* **Dataset extract**:
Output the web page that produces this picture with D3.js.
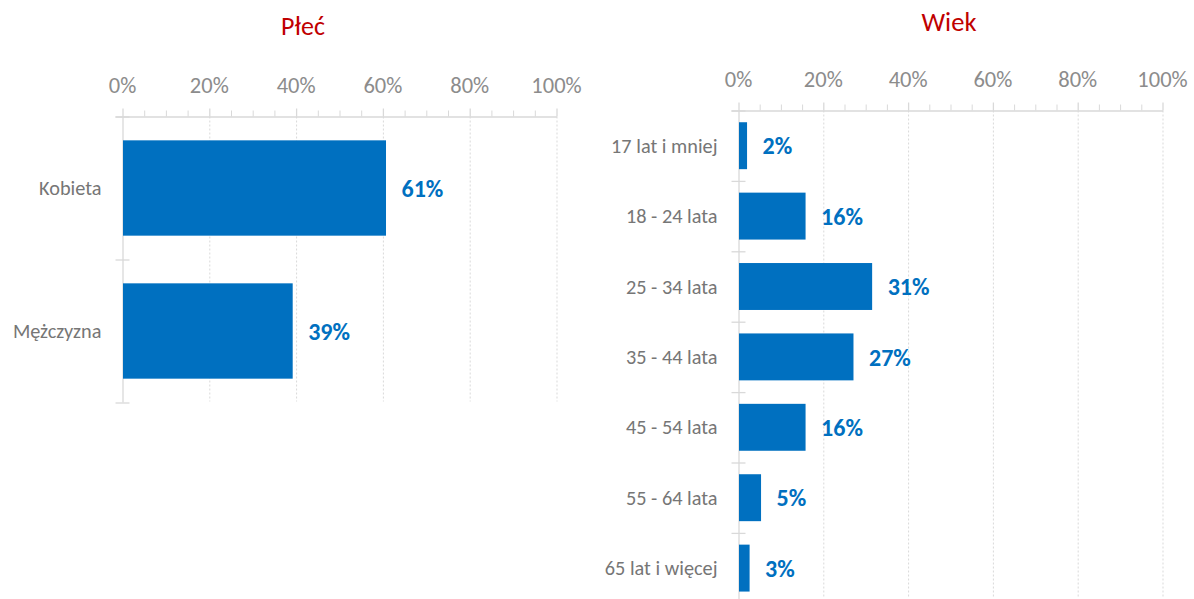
<!DOCTYPE html>
<html>
<head>
<meta charset="utf-8">
<script src="https://cdn.jsdelivr.net/npm/d3@7"></script>
<style>
  html, body { margin: 0; padding: 0; background: #ffffff; }
  svg { display: block; }
</style>
</head>
<body>
<svg id="chart" width="1194" height="599"></svg>
<script>
// ---- data ----
const genderTitle = "Płeć";
const genderCategories = ["Kobieta", "Mężczyzna"];
const genderValues = [60.6, 39.1];

const ageTitle = "Wiek";
const ageCategories = ["17 lat i mniej", "18 - 24 lata", "25 - 34 lata", "35 - 44 lata", "45 - 54 lata", "55 - 64 lata", "65 lat i więcej"];
const ageValues = [1.9, 15.7, 31.4, 27.0, 15.7, 5.2, 2.5];

const majorTicks = [0, 20, 40, 60, 80, 100];
const tickLabels = ["0%", "20%", "40%", "60%", "80%", "100%"];
const minorTicks = d3.range(0, 101, 5);

// ---- style ----
const FONT = "Carlito, Calibri, Lato, sans-serif";
const BAR = "#0070C0";
const AXIS = "#d9d9d9";
const TICKTXT = "#8c8c8c";
const CATTXT = "#767676";
const TITLE = "#C00000";

const svg = d3.select("#chart");

function drawPanel(cfg) {
  const g = svg.append("g");
  const x = d3.scaleLinear().domain([0, 100]).range([cfg.x0, cfg.x1]);
  const y = d3.scaleBand().domain(cfg.categories).range([cfg.y0, cfg.y1])
    .paddingInner(1/3).paddingOuter(1/6);
  const step = y.step();

  // title
  g.append("text").attr("x", cfg.titleX).attr("y", cfg.titleY)
    .attr("text-anchor", "middle").attr("font-family", FONT)
    .attr("font-size", cfg.titleSize).attr("fill", TITLE).text(cfg.title);

  const yBottom = Math.min(cfg.y1, 599);

  // gridlines (dotted)
  g.selectAll(".grid").data(majorTicks.filter(d => d > 0)).enter().append("line")
    .attr("x1", d => x(d) + 0.5).attr("x2", d => x(d) + 0.5)
    .attr("y1", cfg.y0).attr("y2", yBottom - 1)
    .attr("stroke", AXIS).attr("stroke-width", 1).attr("stroke-dasharray", "2,2");

  // top axis line
  g.append("line").attr("x1", cfg.x0 - 7).attr("x2", x(100) + 0.5)
    .attr("y1", cfg.y0 + 0.5).attr("y2", cfg.y0 + 0.5)
    .attr("stroke", AXIS).attr("stroke-width", 1.3);

  // minor ticks
  g.selectAll(".minor").data(minorTicks.filter(d => d % 20 !== 0)).enter().append("line")
    .attr("x1", d => x(d) + 0.5).attr("x2", d => x(d) + 0.5)
    .attr("y1", cfg.y0 - 6).attr("y2", cfg.y0)
    .attr("stroke", AXIS).attr("stroke-width", 1);
  // major ticks
  g.selectAll(".major").data(majorTicks).enter().append("line")
    .attr("x1", d => x(d) + 0.5).attr("x2", d => x(d) + 0.5)
    .attr("y1", cfg.y0 - 8).attr("y2", cfg.y0)
    .attr("stroke", AXIS).attr("stroke-width", 1.3);

  // tick labels
  g.selectAll(".tl").data(majorTicks).enter().append("text")
    .attr("x", d => x(d)).attr("y", cfg.y0 - 24)
    .attr("text-anchor", "middle").attr("font-family", FONT)
    .attr("font-size", 22.5).attr("fill", TICKTXT)
    .text((d, i) => tickLabels[i]);

  // vertical axis line
  g.append("line").attr("x1", cfg.x0 + 0.5).attr("x2", cfg.x0 + 0.5)
    .attr("y1", cfg.y0).attr("y2", yBottom)
    .attr("stroke", AXIS).attr("stroke-width", 1.3);

  // category boundary ticks
  const bounds = d3.range(cfg.categories.length + 1).map(i => cfg.y0 + i * step).filter(v => v < 599);
  g.selectAll(".ct").data(bounds).enter().append("line")
    .attr("x1", cfg.x0 - 7).attr("x2", cfg.x0 + 7)
    .attr("y1", d => d + 0.5).attr("y2", d => d + 0.5)
    .attr("stroke", AXIS).attr("stroke-width", 1.3);

  // bars
  g.selectAll(".bar").data(cfg.values).enter().append("rect")
    .attr("x", x(0) + 0.5)
    .attr("y", (d, i) => y(cfg.categories[i]))
    .attr("width", d => x(d) - x(0))
    .attr("height", y.bandwidth())
    .attr("fill", BAR);

  // category labels
  g.selectAll(".cl").data(cfg.categories).enter().append("text")
    .attr("x", cfg.x0 - 21).attr("y", d => y(d) + y.bandwidth() / 2)
    .attr("dy", "0.35em").attr("text-anchor", "end")
    .attr("font-family", FONT).attr("font-size", 20.3).attr("fill", CATTXT)
    .text(d => d);

  // value labels
  g.selectAll(".vl").data(cfg.values).enter().append("text")
    .attr("x", d => x(d) + 16)
    .attr("y", (d, i) => y(cfg.categories[i]) + y.bandwidth() / 2)
    .attr("dy", "0.36em")
    .attr("font-family", FONT).attr("font-size", 24).attr("font-weight", "bold")
    .attr("fill", BAR)
    .text(d => Math.round(d) + "%");
}

drawPanel({
  title: genderTitle, titleX: 303, titleY: 35, titleSize: 26,
  categories: genderCategories, values: genderValues,
  x0: 122.5, x1: 556.5, y0: 116.5, y1: 402.5
});

drawPanel({
  title: ageTitle, titleX: 949, titleY: 31, titleSize: 26.5,
  categories: ageCategories, values: ageValues,
  x0: 738.5, x1: 1162.5, y0: 110.5, y1: 110.5 + 7 * 70.4
});
</script>
</body>
</html>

* **Stated exercise**: Reproduce all of the data exactly, omitting each picture it holds.

* **Task result**:
Output the web page that produces this picture with D3.js.
<!DOCTYPE html>
<html>
<head>
<meta charset="utf-8">
<script src="https://cdn.jsdelivr.net/npm/d3@7"></script>
<style>
  html, body { margin: 0; padding: 0; background: #ffffff; }
  svg { display: block; }
</style>
</head>
<body>
<svg id="chart" width="1194" height="599"></svg>
<script>
// ---- data ----
const genderTitle = "Płeć";
const genderCategories = ["Kobieta", "Mężczyzna"];
const genderValues = [60.6, 39.1];

const ageTitle = "Wiek";
const ageCategories = ["17 lat i mniej", "18 - 24 lata", "25 - 34 lata", "35 - 44 lata", "45 - 54 lata", "55 - 64 lata", "65 lat i więcej"];
const ageValues = [1.9, 15.7, 31.4, 27.0, 15.7, 5.2, 2.5];

const majorTicks = [0, 20, 40, 60, 80, 100];
const tickLabels = ["0%", "20%", "40%", "60%", "80%", "100%"];
const minorTicks = d3.range(0, 101, 5);

// ---- style ----
const FONT = "Carlito, Calibri, Lato, sans-serif";
const BAR = "#0070C0";
const AXIS = "#d9d9d9";
const TICKTXT = "#8c8c8c";
const CATTXT = "#767676";
const TITLE = "#C00000";

const svg = d3.select("#chart");

function drawPanel(cfg) {
  const g = svg.append("g");
  const x = d3.scaleLinear().domain([0, 100]).range([cfg.x0, cfg.x1]);
  const y = d3.scaleBand().domain(cfg.categories).range([cfg.y0, cfg.y1])
    .paddingInner(1/3).paddingOuter(1/6);
  const step = y.step();

  // title
  g.append("text").attr("x", cfg.titleX).attr("y", cfg.titleY)
    .attr("text-anchor", "middle").attr("font-family", FONT)
    .attr("font-size", cfg.titleSize).attr("fill", TITLE).text(cfg.title);

  const yBottom = Math.min(cfg.y1, 599);

  // gridlines (dotted)
  g.selectAll(".grid").data(majorTicks.filter(d => d > 0)).enter().append("line")
    .attr("x1", d => x(d) + 0.5).attr("x2", d => x(d) + 0.5)
    .attr("y1", cfg.y0).attr("y2", yBottom - 1)
    .attr("stroke", AXIS).attr("stroke-width", 1).attr("stroke-dasharray", "2,2");

  // top axis line
  g.append("line").attr("x1", cfg.x0 - 7).attr("x2", x(100) + 0.5)
    .attr("y1", cfg.y0 + 0.5).attr("y2", cfg.y0 + 0.5)
    .attr("stroke", AXIS).attr("stroke-width", 1.3);

  // minor ticks
  g.selectAll(".minor").data(minorTicks.filter(d => d % 20 !== 0)).enter().append("line")
    .attr("x1", d => x(d) + 0.5).attr("x2", d => x(d) + 0.5)
    .attr("y1", cfg.y0 - 6).attr("y2", cfg.y0)
    .attr("stroke", AXIS).attr("stroke-width", 1);
  // major ticks
  g.selectAll(".major").data(majorTicks).enter().append("line")
    .attr("x1", d => x(d) + 0.5).attr("x2", d => x(d) + 0.5)
    .attr("y1", cfg.y0 - 8).attr("y2", cfg.y0)
    .attr("stroke", AXIS).attr("stroke-width", 1.3);

  // tick labels
  g.selectAll(".tl").data(majorTicks).enter().append("text")
    .attr("x", d => x(d)).attr("y", cfg.y0 - 24)
    .attr("text-anchor", "middle").attr("font-family", FONT)
    .attr("font-size", 22.5).attr("fill", TICKTXT)
    .text((d, i) => tickLabels[i]);

  // vertical axis line
  g.append("line").attr("x1", cfg.x0 + 0.5).attr("x2", cfg.x0 + 0.5)
    .attr("y1", cfg.y0).attr("y2", yBottom)
    .attr("stroke", AXIS).attr("stroke-width", 1.3);

  // category boundary ticks
  const bounds = d3.range(cfg.categories.length + 1).map(i => cfg.y0 + i * step).filter(v => v < 599);
  g.selectAll(".ct").data(bounds).enter().append("line")
    .attr("x1", cfg.x0 - 7).attr("x2", cfg.x0 + 7)
    .attr("y1", d => d + 0.5).attr("y2", d => d + 0.5)
    .attr("stroke", AXIS).attr("stroke-width", 1.3);

  // bars
  g.selectAll(".bar").data(cfg.values).enter().append("rect")
    .attr("x", x(0) + 0.5)
    .attr("y", (d, i) => y(cfg.categories[i]))
    .attr("width", d => x(d) - x(0))
    .attr("height", y.bandwidth())
    .attr("fill", BAR);

  // category labels
  g.selectAll(".cl").data(cfg.categories).enter().append("text")
    .attr("x", cfg.x0 - 21).attr("y", d => y(d) + y.bandwidth() / 2)
    .attr("dy", "0.35em").attr("text-anchor", "end")
    .attr("font-family", FONT).attr("font-size", 20.3).attr("fill", CATTXT)
    .text(d => d);

  // value labels
  g.selectAll(".vl").data(cfg.values).enter().append("text")
    .attr("x", d => x(d) + 16)
    .attr("y", (d, i) => y(cfg.categories[i]) + y.bandwidth() / 2)
    .attr("dy", "0.36em")
    .attr("font-family", FONT).attr("font-size", 24).attr("font-weight", "bold")
    .attr("fill", BAR)
    .text(d => Math.round(d) + "%");
}

drawPanel({
  title: genderTitle, titleX: 303, titleY: 35, titleSize: 26,
  categories: genderCategories, values: genderValues,
  x0: 122.5, x1: 556.5, y0: 116.5, y1: 402.5
});

drawPanel({
  title: ageTitle, titleX: 949, titleY: 31, titleSize: 26.5,
  categories: ageCategories, values: ageValues,
  x0: 738.5, x1: 1162.5, y0: 110.5, y1: 110.5 + 7 * 70.4
});
</script>
</body>
</html>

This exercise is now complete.